Für den Sieg bei der US-Präsidentschaftswahl muss ein Kandidat mindestens 270 der insgesamt 538 Wahlleute gewinnen, die auf Ebene der Bundesstaaten vergeben werden. Biden lag nach einer auf Angaben der US-Sender basierenden Zählung der Wahlleute-Stimmen am Mittwochabend (MEZ) bei 268 Wahlleute-Stimmen, Trump bei 214.
Scharfe Kritik an Trumps Wahlbetrugsvorwürfen übten die Wahlbeobachter der Organisation für Sicherheit und Zusammenarbeit in Europa (OSZE). „Grundlose Anschuldigungen systematischer Defizite, insbesondere durch den amtierenden Präsidenten“ schadeten dem „Vertrauen der Öffentlichkeit in die demokratischen Institutionen“, erklärte die Beobachtermission.
Bereits vor dem Urnengang hatte es Befürchtungen gegeben, dass Trump eine Niederlage nicht anerkennen könnte. Auch gab es Ängste vor Unruhen. In der Wahlnacht zogen in der Westküsten-Metropole Portland Trump-Gegner vor ein Gerichtsgebäude, die teilweise bewaffnet waren.

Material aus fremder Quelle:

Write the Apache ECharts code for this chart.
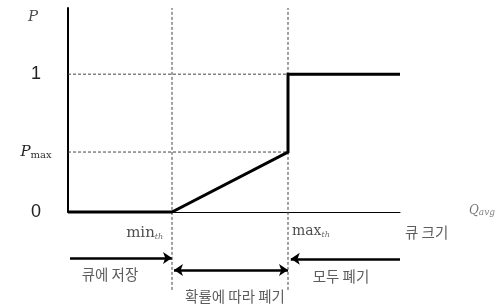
<!DOCTYPE html>
<html lang="ko">
<head>
    <meta charset="UTF-8">
    <title>RED 폐기 확률</title>
    <script src="https://cdn.jsdelivr.net/npm/echarts@6/dist/echarts.min.js"></script>
</head>
<body style="margin:0;background:#fff">
<div id="main" style="width:499px;height:307px"></div>
<script type="text/javascript">
    // 큐 크기(평균) 기준 임계값
    var minTh = 26;
    var maxTh = 55;
    var queueEnd = 83;
    var pMax = 0.435;

    // 폐기 확률 곡선
    var curveX = [0, minTh, maxTh, maxTh, queueEnd];
    var curveP = [0, 0, pMax, 1, 1];

    // 눈금 라벨
    var yTickValues = [0, pMax, 1];
    var yTickLabels = ['0', '{p|P}{s|max}', '1'];

    // 점선 안내선
    var guideX = [minTh, maxTh];
    var guideY = [1, pMax];

    // 아래 화살표 (시작, 끝, 높이, 양방향 여부)
    var arrowFrom = [0.5, minTh + 0.5, queueEnd];
    var arrowTo = [minTh, maxTh, maxTh + 0.7];
    var arrowY = [-0.333, -0.42, -0.34];
    var arrowBoth = [false, true, false];

    // 구간 설명
    var noteText = ['큐에 저장', '확률에 따라 폐기', '모두 폐기', '큐 크기'];
    var noteX = [10.5, 41.75, 68.25, 84.25];
    var noteY = [-0.45, -0.615, -0.47, -0.152];
    var notePos = ['inside', 'inside', 'inside', 'right'];

    var myChart = echarts.init(document.getElementById('main'));

    var series = [];

    guideX.forEach(function (x) {
        series.push({
            type: 'line', symbol: 'none', clip: false, silent: true,
            data: [[x, -0.565], [x, 1.48]],
            lineStyle: {color: '#444', width: 1, type: [3, 2]}
        });
    });
    guideY.forEach(function (y) {
        series.push({
            type: 'line', symbol: 'none', clip: false, silent: true,
            data: [[0, y], [maxTh, y]],
            lineStyle: {color: '#444', width: 1, type: [3, 2]}
        });
    });

    series.push({
        type: 'line', symbol: 'none', clip: false, silent: true,
        data: curveX.map(function (x, i) { return [x, curveP[i]]; }),
        lineStyle: {color: '#000', width: 3, join: 'miter'}
    });

    series.push({
        type: 'lines', coordinateSystem: 'cartesian2d', clip: false, silent: true,
        symbolSize: 9,
        lineStyle: {color: '#000', width: 2.5, opacity: 1},
        data: arrowFrom.map(function (x, i) {
            return {
                coords: [[x, arrowY[i]], [arrowTo[i], arrowY[i]]],
                symbol: arrowBoth[i] ? ['arrow', 'arrow'] : ['none', 'arrow']
            };
        })
    });

    var notes = noteText.map(function (t, i) {
        return {
            value: [noteX[i], noteY[i]],
            label: {
                show: true, formatter: t, position: notePos[i], distance: 0,
                fontFamily: 'Noto Sans CJK KR', fontSize: 14.5, color: '#333'
            }
        };
    });
    // 임계값 라벨과 축 이름
    notes.push({
        value: [23.8, -0.152],
        label: {show: true, position: 'left', distance: 0, formatter: '{m|min}{s|th}',
            rich: {m: {fontFamily: 'DejaVu Serif', fontSize: 15, color: '#222'},
                   s: {fontFamily: 'DejaVu Serif', fontStyle: 'italic', fontSize: 8, color: '#444', padding: [8, 0, 0, 0]}}}
    });
    notes.push({
        value: [56, -0.14],
        label: {show: true, position: 'right', distance: 0, formatter: '{m|max}{s|th}',
            rich: {m: {fontFamily: 'DejaVu Serif', fontSize: 14, color: '#222'},
                   s: {fontFamily: 'DejaVu Serif', fontStyle: 'italic', fontSize: 8, color: '#444', padding: [8, 0, 0, 0]}}}
    });
    notes.push({
        value: [-8.75, 1.413],
        label: {show: true, position: 'inside', formatter: 'P',
            fontFamily: 'DejaVu Serif', fontStyle: 'italic', fontSize: 15, color: '#222'}
    });
    notes.push({
        value: [103.5, 0.005],
        label: {show: true, position: 'inside', formatter: '{q|Q}{s|avg}',
            rich: {q: {fontFamily: 'DejaVu Serif', fontStyle: 'italic', fontSize: 12, color: '#555'},
                   s: {fontFamily: 'DejaVu Serif', fontStyle: 'italic', fontSize: 9, color: '#666', padding: [3, 0, 0, 0]}}}
    });

    series.push({
        type: 'scatter', symbolSize: 0, clip: false, silent: true,
        data: notes
    });

    var option = {
        animation: false,
        grid: {left: 68, right: 99, top: 8, bottom: 95},
        xAxis: {
            type: 'value', min: 0, max: queueEnd,
            axisLine: {onZero: false, lineStyle: {color: '#000', width: 1}},
            axisTick: {show: false}, axisLabel: {show: false}, splitLine: {show: false}
        },
        yAxis: {
            type: 'value', min: 0, max: 1.48,
            axisLine: {show: true, onZero: false, lineStyle: {color: '#000', width: 2}},
            axisTick: {show: false}, splitLine: {show: false},
            axisLabel: {
                customValues: yTickValues,
                align: 'center', margin: 32, verticalAlign: 'middle',
                fontFamily: 'Liberation Sans', fontSize: 18, color: '#222',
                formatter: function (v) { return yTickLabels[yTickValues.indexOf(v)]; },
                rich: {
                    p: {fontFamily: 'DejaVu Serif', fontStyle: 'italic', fontSize: 15, color: '#222'},
                    s: {fontFamily: 'DejaVu Serif', fontSize: 10, color: '#333', padding: [6, 0, 0, 0]}
                }
            }
        },
        series: series
    };

    myChart.setOption(option);
</script>
</body>
</html>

Parallel zur Präsidentschaftswahl wurde der Kongress in großen Teilen neu gewählt. Dabei konnten die Demokraten laut US-Sendern ihre Mehrheit im Repräsentantenhaus ausbauen. Die Hoffnung der Demokraten, Trumps Republikanern ihre Senatsmehrheit abzuringen, schrumpfte hingegen: Die Republikaner konnten laut US-Medien unter anderem in Iowa, North Carolina und Maine drei Sitze verteidigen, bei denen die Umfragen den Demokraten gute Chancen vorhergesagt hatten.